Function: Soft-Max — func

$$ P_{t}(a) = \frac{ \exp(\beta \cdot (Q_t(a) - \max_{a' \in \mathcal{A}} Q_t(a'))) } { \sum_{a' \in \mathcal{A}} \exp( \beta \cdot (Q_t(a') - \max_{a'_{i} \in \mathcal{A}} Q_t(a'_{i})) ) } $$

$$ P_{t}(a) = (1 - lapse \cdot N_{shown}) \cdot P_{t}(a) + lapse $$

Usage

func_beta(qvalue, explor, params, ...)

Arguments

qvalue: The estimated expected value of taking action(a) at trial(t) with bias.
explor: Whether the agent made a random choice (exploration) in this trial.
params: Parameters used by the model’s internal functions, see params
...: Subject ID, Block ID, Trial ID, and any additional information defined by the user.

Body

func_beta <- function(
    qvalue,
    explor,
    params,
    ...
){
  # if you need extra information
  # e.g.
  # Trial <- idinfo["Trial"]
  # Frame <- exinfo["Frame"]

  beta      <-  multiRL:::get_param(params, "beta")
  lapse     <-  multiRL:::get_param(params, "lapse")

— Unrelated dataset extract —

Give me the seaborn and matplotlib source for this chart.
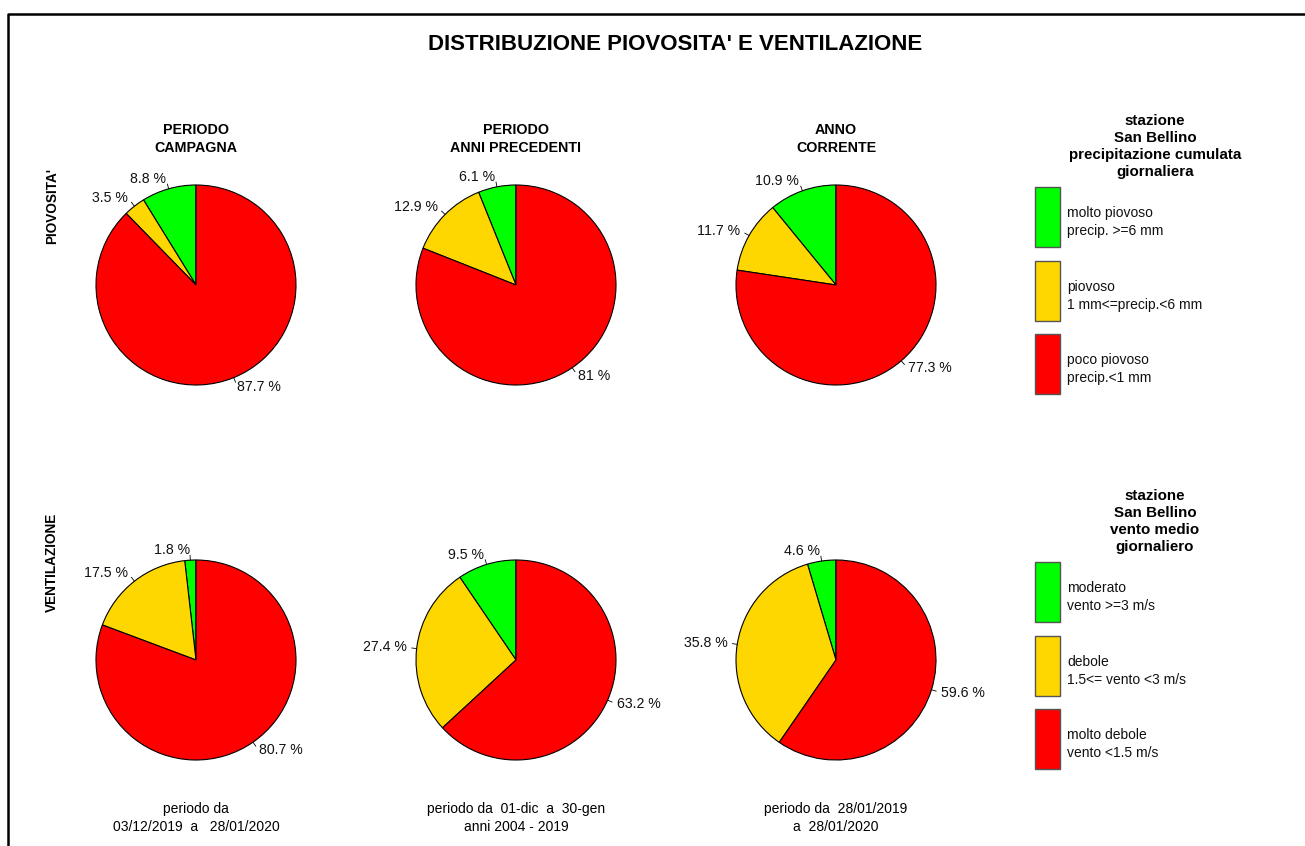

  n_options <- length(qvalue)
  prob      <- rep(x = NA_real_, times = n_options)
  index     <- which(!is.na(qvalue))
  n_shown   <- length(index)

  if (explor == 1) {
    # Exploration
    prob[index] <- 1 / n_shown
  } else {
    # Exploitation
    exp_stable <- exp(beta * (qvalue - max(qvalue, na.rm = TRUE)))
    prob <- exp_stable / sum(exp_stable, na.rm = TRUE)
  }

  # lapse
  prob <- (1 - lapse * n_shown) * prob + lapse

  return(prob)
}